CAMINHANDO em pleno janeiro no calor do centro do Rio 2015, relativamente esvaziado na segunda-feira imprensada pelo domingo solar e o feriado de São Sebastião, padroeiro da linda e sofrida cidade.
Na agência da Caixa na esquina de Henrique Valadares com Ubaldino do Amaral os vigilantes com olhos esbugalhados enxergam até o som. A velhinha deixa o terminal eletrônico ao lado de sua neta lindíssima, capitalizando olhares.
O prédio novo da Petrobras, gigante e moderno, mil pessoas trabalhando e me recordo de meus amigos reacionários o dia inteiro nas redes sociais apedrejando o Governo, depois saem para passear na Barra ou no Leblon, preocupadíssimos com o Brazyl.
Debaixo de um calor enorme, o morador de rua procura qualquer coisa de valor dentro da caçamba de lixo atrás do Íbis na Praça Tiradentes. Ninguém liga. Quando um transeunte oferece ajuda, o pobre moço já saiu desesperado à busca de seu inferno particular.

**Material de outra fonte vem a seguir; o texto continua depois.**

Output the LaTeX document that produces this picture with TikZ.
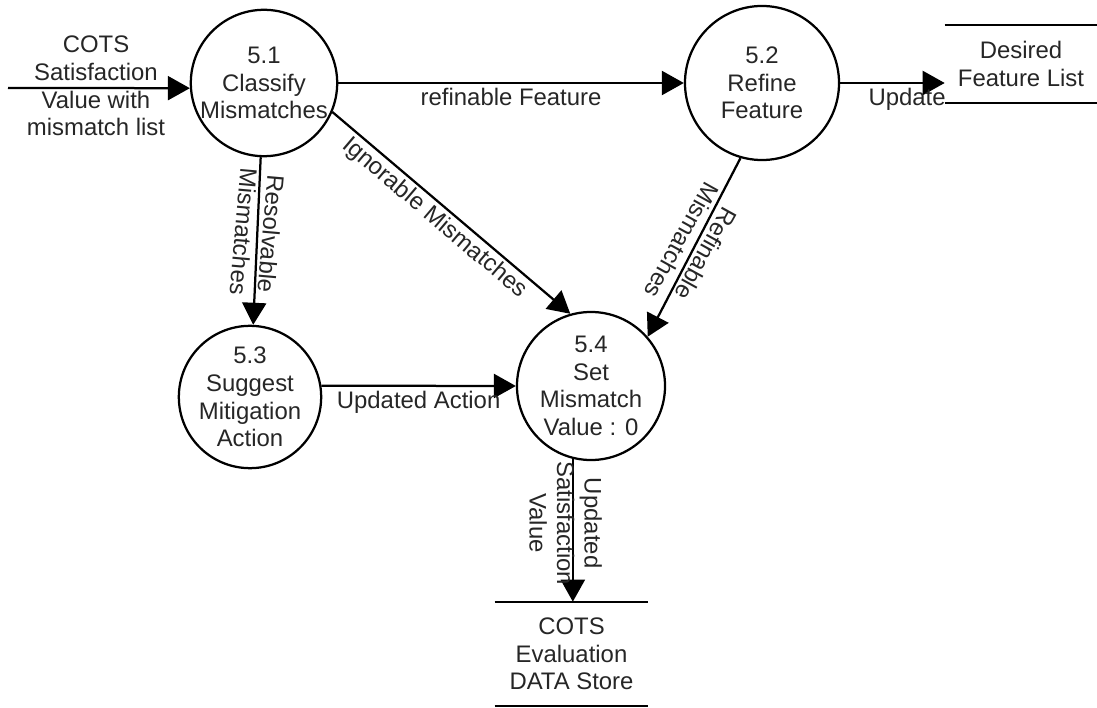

Teatros João Caetano e Carlos Gomes, berços da ribalta nacional.
Fundação Pasqualini, Brizola vive mas a loja está fechada.
Perto dos salões de venda de cabelos na Sete de Setembro, as mulheres tatuadas gritam com seus amigos homossexuais, todos com cabeleiras modernas, para uma simples conversa. Passando uma potencial cliente, lançam o slogan:
- Quer cabelo, colega?
Desça a Sete até a esquina de Gonçalves Dias e vire à esquerda. Antes disso, vinte turistas branquelos riem a valer, mesmo esbaforidos pelo calor, ávidos pela próxima atenção - acabaram de sair da Colombo - duas louras fenomenais. A rua vazia, quase ninguém no Starbuck's.
Direita, a galeria da Ouvidor cheia de stands de moda feminina - as mulheres ficam loucas com todas as peças - a linda bailarina de Realengo gastaria horas experimentando tudo que a deixasse mais bela. Subindo a escada e passando pela sex shop, você encontra o ponto de cds da Raquel com seus pais, coisas que não vai achar nas lojas e nem nas promoções - os colecionadores espiam cada peça. Mexi em discos de jazz enquanto Raquel falava das agruras de se alugar um imóvel quando o proprietário responde pelo trio de algarismos: 171. Comprei Bowie e outros, Dado Villa-Lobos, uma coletânea de filme underground.
A longa travessia da volta, vários momentos de sol a granel, Tiradentes, Visconde, Gomes Freire, as ruas deprimidas - o calor desumaniza os sentimentos sem o Atlântico Sul por perto -, pessoas respeitáveis, o par de chinelos passa pela padaria ao lado da nova Petrobras, com pão fresquinho acabando de sair e mortadela em dia, debaixo do prédio sessentista onde certa vez Henrique fez a produção de um filme enigmático.
Perto do banco, outra velhinha sentada na porta e conversando com o vigia. Alguém ouve "Miss me blind" alto num rádio, que não é o do vendedor de churrasquinhos porque sequer montou a churrasqueira.
O mendigo pacífico e solitário da rua pede esmolas em vão. As pessoas querem o fim da corrupção, não o da miséria, enquanto pensam num futuro melhor comprando porcarias inúteis em Miami.
João, o porteiro de aviso prévio, delicadamente abre a porta do elevador para a subida. Felizmente, tudo vazio.
DEPOIS de um banho relaxante, o escritor paulo deita-se como se tivesse disputado uma maratona de corrida, abre "O capital no século XXI", deixa a televisão ligada feito rádio, conta o dinheiro na carteira, bebe um imenso copo gelado de água, esquece dos remédios, espia os arredores pela janela enquanto seus amigos tricolores reclamam do mundo inteiro e recorda os belos inícios de livros que seus colegas lhe mandaram ultimamente.
Os defensores da pena de morte não falam de seu candidato à presidência. A hipocrisia é fundamental.
No rádio, uma grande canção: "É verão, bom sinal, já é tempo de abrir o coração e sonhar".